Seperti berita baru-baru ini tentang kasus pemborosan PLN di bawah kepemimpinan Dahlan Iskan hingga mencapai angka yang fantastis, Rp 37 triliun. Yang membuat saya sesak dada adalah yang bersangkutan tidak pernah merasa menyesal telah membangkrutkan negeri ini, bahkan dengan santai mengatakan, "Mestinya pemborosannya Rp 100 triliun, bukan Rp 37 triliun," ketika dimintai komentarnya oleh wartawan tentang masalah itu.

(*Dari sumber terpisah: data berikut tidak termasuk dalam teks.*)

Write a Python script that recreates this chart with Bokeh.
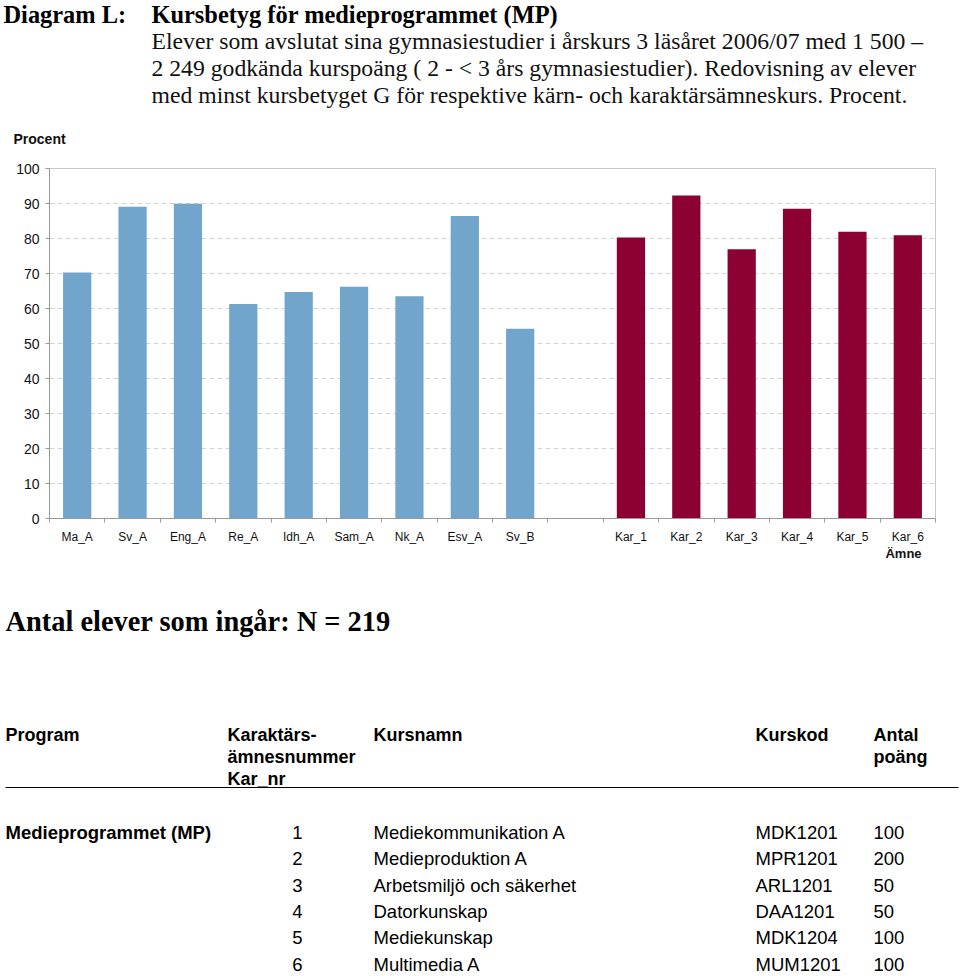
from bokeh.plotting import figure
from bokeh.models import Range1d, FixedTicker, SingleIntervalTicker, LinearAxis
from bokeh.core.properties import value
from bokeh.embed import file_html
from bokeh.resources import INLINE

# ---------------- data ----------------
title_label = "Diagram L:"
title_text = "Kursbetyg för medieprogrammet (MP)"
subtitle_lines = [
    "Elever som avslutat sina gymnasiestudier i årskurs 3 läsåret 2006/07 med 1 500 –",
    "2 249 godkända kurspoäng ( 2 - < 3 års gymnasiestudier). Redovisning av elever",
    "med minst kursbetyget G för respektive kärn- och karaktärsämneskurs. Procent.",
]
y_title = "Procent"
x_title = "Ämne"

core_cats = ["Ma_A", "Sv_A", "Eng_A", "Re_A", "Idh_A", "Sam_A", "Nk_A", "Esv_A", "Sv_B"]
core_vals = [70.3, 89.1, 89.9, 61.3, 64.7, 66.2, 63.5, 86.4, 54.2]
kar_cats = ["Kar_1", "Kar_2", "Kar_3", "Kar_4", "Kar_5", "Kar_6"]
kar_vals = [80.3, 92.3, 76.9, 88.5, 81.9, 80.9]
all_slots = core_cats + [""] + kar_cats  # empty slot separates the groups
y_max = 100
y_step = 10

n_text = "Antal elever som ingår: N = 219"
table_headers = [["Program"], ["Karaktärs-", "ämnesnummer", "Kar_nr"], ["Kursnamn"], ["Kurskod"], ["Antal", "poäng"]]
program = ["Medieprogrammet (MP)"]
kar_nr = ["1", "2", "3", "4", "5", "6"]
kursnamn = ["Mediekommunikation A", "Medieproduktion A", "Arbetsmiljö och säkerhet",
            "Datorkunskap", "Mediekunskap", "Multimedia A"]
kurskod = ["MDK1201", "MPR1201", "ARL1201", "DAA1201", "MDK1204", "MUM1201"]
poang = ["100", "200", "50", "50", "100", "100"]

# ---------------- layout / style ----------------
BLUE = "#71a5cc"
RED = "#8c0034"
AXIS = "#999999"
SERIF = value("Liberation Serif")
SANS = value("Liberation Sans")
W, H = 960, 976
X0, X1, Y0, Y1 = 49, 935, 168, 518  # chart area on the page (px)

n_slots = len(all_slots)
ppx = (X1 - X0) / n_slots
ppy = (Y1 - Y0) / y_max
x_lo, x_hi = -0.5, n_slots - 0.5

p = figure(width=W, height=H,
           x_range=Range1d(x_lo - X0 / ppx, x_hi + (W - X1) / ppx),
           y_range=Range1d(-(H - Y1) / ppy, y_max + Y0 / ppy),
           output_backend="svg", toolbar_location=None,
           x_axis_type=None, y_axis_type=None, min_border=0)
p.outline_line_color = None
p.extra_x_ranges = {"px": Range1d(0, W)}
p.extra_y_ranges = {"py": Range1d(H, 0)}


def txt(x, y, text, font, size, bold=False, align="left", color="black"):
    p.text(x=x, y=y, text=text, text_font=font, text_font_size=size,
           text_font_style="bold" if bold else "normal", text_align=align,
           text_baseline="middle", text_color=color,
           x_range_name="px", y_range_name="py")


# ---------------- title block ----------------
txt([3], [14], [title_label], SERIF, "24.4px", bold=True)
txt([151], [14], [title_text], SERIF, "24.4px", bold=True)
txt([151] * 3, [40 + 27 * i for i in range(3)], subtitle_lines, SERIF, "23.7px", color="#111111")
txt([13], [138], [y_title], SANS, "14px", bold=True, color="#111111")

# ---------------- bar chart ----------------
grid_vals = list(range(y_step, y_max, y_step))
p.segment(x0=[x_lo] * len(grid_vals), x1=[x_hi] * len(grid_vals), y0=grid_vals, y1=grid_vals,
          line_color="#d4d4d4", line_dash="5 3", line_width=1)

core_x = [all_slots.index(c) for c in core_cats]
kar_x = [all_slots.index(c) for c in kar_cats]
p.vbar(x=core_x, top=core_vals, width=0.51, fill_color=BLUE, line_color=None)
p.vbar(x=kar_x, top=kar_vals, width=0.51, fill_color=RED, line_color=None)

# plot-area border (top / right)
p.quad(left=[x_lo], right=[x_hi], bottom=[0], top=[y_max], fill_color=None,
       line_color="#c8c8c8", line_width=1)

xaxis = LinearAxis(fixed_location=0, bounds=(x_lo, x_hi),
                   ticker=FixedTicker(ticks=core_x + kar_x,
                                      minor_ticks=[i - 0.5 for i in range(n_slots + 1)]))
xaxis.major_label_overrides = {i: c for i, c in enumerate(all_slots) if c}
xaxis.major_tick_line_color = None
xaxis.major_tick_out = 0
xaxis.major_tick_in = 0
xaxis.minor_tick_out = 4
xaxis.minor_tick_in = 0
xaxis.minor_tick_line_color = AXIS
xaxis.axis_line_color = AXIS
xaxis.major_label_standoff = 7
xaxis.major_label_text_font = "Liberation Sans"
xaxis.major_label_text_font_size = "12px"
xaxis.major_label_text_color = "#111111"
p.add_layout(xaxis, "below")

yaxis = LinearAxis(fixed_location=x_lo, bounds=(0, y_max),
                   ticker=SingleIntervalTicker(interval=y_step, num_minor_ticks=0))
yaxis.axis_line_color = AXIS
yaxis.major_tick_line_color = AXIS
yaxis.major_tick_out = 4
yaxis.major_tick_in = 0
yaxis.minor_tick_line_color = None
yaxis.major_label_standoff = 6
yaxis.major_label_text_font = "Liberation Sans"
yaxis.major_label_text_font_size = "14px"
yaxis.major_label_text_color = "#111111"
p.add_layout(yaxis, "left")

txt([903], [553], [x_title], SANS, "13px", bold=True, align="center", color="#111111")

# ---------------- table block ----------------
txt([5], [621], [n_text], SERIF, "28.4px", bold=True)

col_x = [5, 227, 373, 755, 873]
hx, hy, ht = [], [], []
for cx, lines in zip(col_x, table_headers):
    for j, line in enumerate(lines):
        hx.append(cx)
        hy.append(734 + 22 * j)
        ht.append(line)
txt(hx, hy, ht, SANS, "18px", bold=True)
p.segment(x0=[5], x1=[958], y0=[787], y1=[787], line_color="black", line_width=1.2,
          x_range_name="px", y_range_name="py")

row_y = [832 + 26.3 * i for i in range(len(kursnamn))]
txt([5], row_y[:1], program, SANS, "18.5px", bold=True)
txt([297] * len(kar_nr), row_y, kar_nr, SANS, "18.5px", align="center")
txt([373] * len(kursnamn), row_y, kursnamn, SANS, "18.5px")
txt([755] * len(kurskod), row_y, kurskod, SANS, "18.5px")
txt([873] * len(poang), row_y, poang, SANS, "18.5px")

open("out.html", "w").write(file_html(p, INLINE))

Ia berbicara seolah uang sebesar itu hanya angka-angka tak bernilai. Padahal dengan dana sebesar itu banyak hal berguna bisa dilakukan, terutama untuk meningkatkan harkat martabat manusia-manusia Indonesia yang selama ini terpinggirkan. Mungkin karena yang bersangkutan merasa, toh dengan semua yang dilakukannya (memboroskan uang negara besar-besaran) ia masih bisa melenggang ke kursi menteri dan orang-orang masih mengelu-elukannya bak pahlawan. Bila tidak ada aral melintang ia bahkan mungkin bakal melenggang ke kursi presiden dua tahun lagi.
Saya pernah menulis di blog ini bahwa untuk memperbaiki kinerja PLN yang pertama kali harus dilakukan adalah melakukan audit keuangan dan manajemen. Dengan audit itu bisa diketahui kebocoran-kebocoran sistematis yang membuat kinerja PLN tidak sesuai dengan yang semestinya. Namun alih-alih Dahlan Iskan hanya menebar wacana "listrik gratis" dan membuat program-program heboh namun "hangat-hangat tahi ayam" seperti program "sejuta sambungan listrik".

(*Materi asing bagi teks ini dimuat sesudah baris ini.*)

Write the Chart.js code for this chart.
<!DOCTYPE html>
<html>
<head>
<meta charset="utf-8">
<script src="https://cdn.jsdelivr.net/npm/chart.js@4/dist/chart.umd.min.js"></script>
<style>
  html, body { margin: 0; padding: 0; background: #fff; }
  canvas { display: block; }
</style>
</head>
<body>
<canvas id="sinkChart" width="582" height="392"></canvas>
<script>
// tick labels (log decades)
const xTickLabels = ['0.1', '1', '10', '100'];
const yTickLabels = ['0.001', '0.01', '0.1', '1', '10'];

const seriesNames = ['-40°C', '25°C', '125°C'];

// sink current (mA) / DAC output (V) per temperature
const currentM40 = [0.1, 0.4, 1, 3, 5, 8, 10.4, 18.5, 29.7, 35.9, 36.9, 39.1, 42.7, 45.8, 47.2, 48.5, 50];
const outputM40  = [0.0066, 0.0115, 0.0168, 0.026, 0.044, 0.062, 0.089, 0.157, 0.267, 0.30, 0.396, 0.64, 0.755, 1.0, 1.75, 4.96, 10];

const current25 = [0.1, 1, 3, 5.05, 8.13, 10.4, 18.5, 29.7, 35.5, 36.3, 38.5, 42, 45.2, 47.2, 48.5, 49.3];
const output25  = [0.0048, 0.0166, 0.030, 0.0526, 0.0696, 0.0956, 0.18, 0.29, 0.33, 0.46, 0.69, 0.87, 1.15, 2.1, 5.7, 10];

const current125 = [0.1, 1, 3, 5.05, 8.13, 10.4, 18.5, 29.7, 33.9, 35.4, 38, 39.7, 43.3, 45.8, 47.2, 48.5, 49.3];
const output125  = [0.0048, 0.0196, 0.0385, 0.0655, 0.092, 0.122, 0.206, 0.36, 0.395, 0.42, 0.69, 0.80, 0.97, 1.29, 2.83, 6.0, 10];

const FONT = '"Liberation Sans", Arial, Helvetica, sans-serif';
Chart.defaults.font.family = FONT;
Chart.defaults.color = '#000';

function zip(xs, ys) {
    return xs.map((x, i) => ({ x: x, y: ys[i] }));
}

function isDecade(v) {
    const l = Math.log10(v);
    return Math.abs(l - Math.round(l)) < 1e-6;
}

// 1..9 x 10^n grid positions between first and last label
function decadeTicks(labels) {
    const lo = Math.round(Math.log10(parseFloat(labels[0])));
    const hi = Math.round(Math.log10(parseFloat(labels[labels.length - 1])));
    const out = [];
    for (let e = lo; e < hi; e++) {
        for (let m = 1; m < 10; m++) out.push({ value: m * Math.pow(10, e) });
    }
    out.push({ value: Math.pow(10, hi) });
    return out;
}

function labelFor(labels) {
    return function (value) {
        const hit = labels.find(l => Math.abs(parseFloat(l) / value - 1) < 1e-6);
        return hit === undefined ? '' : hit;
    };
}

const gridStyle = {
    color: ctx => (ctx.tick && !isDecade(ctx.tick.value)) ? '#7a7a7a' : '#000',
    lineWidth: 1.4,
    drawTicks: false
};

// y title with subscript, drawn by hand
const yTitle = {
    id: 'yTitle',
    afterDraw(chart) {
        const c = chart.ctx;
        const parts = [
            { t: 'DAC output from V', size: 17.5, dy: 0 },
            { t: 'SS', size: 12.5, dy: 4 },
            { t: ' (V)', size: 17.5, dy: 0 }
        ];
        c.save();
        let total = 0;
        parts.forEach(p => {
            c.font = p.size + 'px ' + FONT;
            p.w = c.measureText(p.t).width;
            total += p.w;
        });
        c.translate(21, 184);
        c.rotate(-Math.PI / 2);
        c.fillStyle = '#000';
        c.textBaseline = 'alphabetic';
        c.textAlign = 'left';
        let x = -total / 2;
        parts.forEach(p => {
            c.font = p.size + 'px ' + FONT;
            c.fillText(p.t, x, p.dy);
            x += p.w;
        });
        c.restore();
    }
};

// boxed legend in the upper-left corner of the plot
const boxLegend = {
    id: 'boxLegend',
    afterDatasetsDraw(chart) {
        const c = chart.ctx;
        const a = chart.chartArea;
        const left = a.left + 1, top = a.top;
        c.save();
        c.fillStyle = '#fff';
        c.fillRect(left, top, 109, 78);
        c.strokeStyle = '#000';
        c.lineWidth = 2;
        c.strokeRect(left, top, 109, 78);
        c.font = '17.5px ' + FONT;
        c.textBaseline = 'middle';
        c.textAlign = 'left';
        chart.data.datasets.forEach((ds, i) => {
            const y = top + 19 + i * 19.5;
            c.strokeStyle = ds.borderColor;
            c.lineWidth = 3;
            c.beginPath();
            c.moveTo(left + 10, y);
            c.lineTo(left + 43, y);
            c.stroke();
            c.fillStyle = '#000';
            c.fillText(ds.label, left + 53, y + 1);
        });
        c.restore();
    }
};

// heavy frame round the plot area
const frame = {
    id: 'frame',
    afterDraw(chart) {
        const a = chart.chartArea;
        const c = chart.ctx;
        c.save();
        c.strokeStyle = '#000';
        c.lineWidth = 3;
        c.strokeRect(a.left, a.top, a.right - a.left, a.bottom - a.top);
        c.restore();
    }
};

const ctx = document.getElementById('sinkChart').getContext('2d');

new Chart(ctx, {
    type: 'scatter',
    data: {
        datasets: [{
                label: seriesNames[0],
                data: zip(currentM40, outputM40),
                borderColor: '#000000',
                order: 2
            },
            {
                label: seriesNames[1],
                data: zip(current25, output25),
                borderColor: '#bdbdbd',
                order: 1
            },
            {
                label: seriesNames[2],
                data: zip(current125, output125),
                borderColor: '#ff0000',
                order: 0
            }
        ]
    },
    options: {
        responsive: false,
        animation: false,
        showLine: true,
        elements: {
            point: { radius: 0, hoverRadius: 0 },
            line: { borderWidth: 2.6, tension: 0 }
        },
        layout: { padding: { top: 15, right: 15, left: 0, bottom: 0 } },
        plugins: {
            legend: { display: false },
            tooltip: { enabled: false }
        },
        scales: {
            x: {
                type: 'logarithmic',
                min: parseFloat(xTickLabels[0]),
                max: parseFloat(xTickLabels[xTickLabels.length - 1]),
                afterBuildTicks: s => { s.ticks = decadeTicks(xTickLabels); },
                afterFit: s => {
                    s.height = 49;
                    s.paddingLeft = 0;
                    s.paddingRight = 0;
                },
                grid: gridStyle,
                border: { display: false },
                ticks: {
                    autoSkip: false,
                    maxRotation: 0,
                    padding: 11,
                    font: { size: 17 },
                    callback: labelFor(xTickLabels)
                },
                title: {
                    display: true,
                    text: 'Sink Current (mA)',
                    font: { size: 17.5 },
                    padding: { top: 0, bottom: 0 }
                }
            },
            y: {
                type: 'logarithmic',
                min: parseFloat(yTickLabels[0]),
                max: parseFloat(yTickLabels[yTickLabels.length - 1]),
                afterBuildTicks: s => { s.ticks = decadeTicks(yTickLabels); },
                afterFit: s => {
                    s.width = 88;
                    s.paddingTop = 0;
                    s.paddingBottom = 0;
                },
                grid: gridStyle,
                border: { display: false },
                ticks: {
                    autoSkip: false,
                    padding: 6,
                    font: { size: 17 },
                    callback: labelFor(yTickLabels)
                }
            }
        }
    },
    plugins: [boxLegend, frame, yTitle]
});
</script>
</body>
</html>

Saya pernah beberapa kali terlibat urusan bisnis dengan PLN, tahu persis bagaimana praktik-praktik korup terjadi di PLN yang membuat terjadinya inefisiensi.
Padahal PLN masih menanggung kewajiban yang masih jauh dari harapan untuk diselesaikan: hampir 30% rakyat Indonesia belum bisa menikmati listrik. Sampai kapan masalah ini terselesaikan jika inefisiensi masih terus terjadi?
Bertepatan dengan Hari Listrik Nasional baru-baru ini saya melihat hal-hal yang tidak mengenakkan tentang PLN. Pertama adalah berita tentang rencana kenaikan TDL. Yang kedua, akhir-akhir ini kembali terjadi pemadaman-pemadaman listrik di daerah tempat tinggal saya meski pejabat PLN setempat telah berulangkali bersumpah bahwa tidak akan terjadi lagi pemadaman. Dan yang ketiga adalah munculnya preman-preman penagih tagihan listrik yang dahulu tidak pernah terjadi. Mereka membawa surat pemberitahuan pemadaman listrik yang dikeluarkan kantor PLN setempat kepada para pelanggan yang menunggak tagihan listrik. Layaknya "debt collector" mereka yang tidak memiliki identitas jelas sebagai pegawai PLN itu mengancam para pelanggan yang menunggak untuk memutuskan alisran listrik. Para pelanggan yang umumnya kurang sadar hukum lebih suka melunasi tagihan, atau dengan memberi uang rokok kepada mereka agar sambungan listriknya tidak diputuskan.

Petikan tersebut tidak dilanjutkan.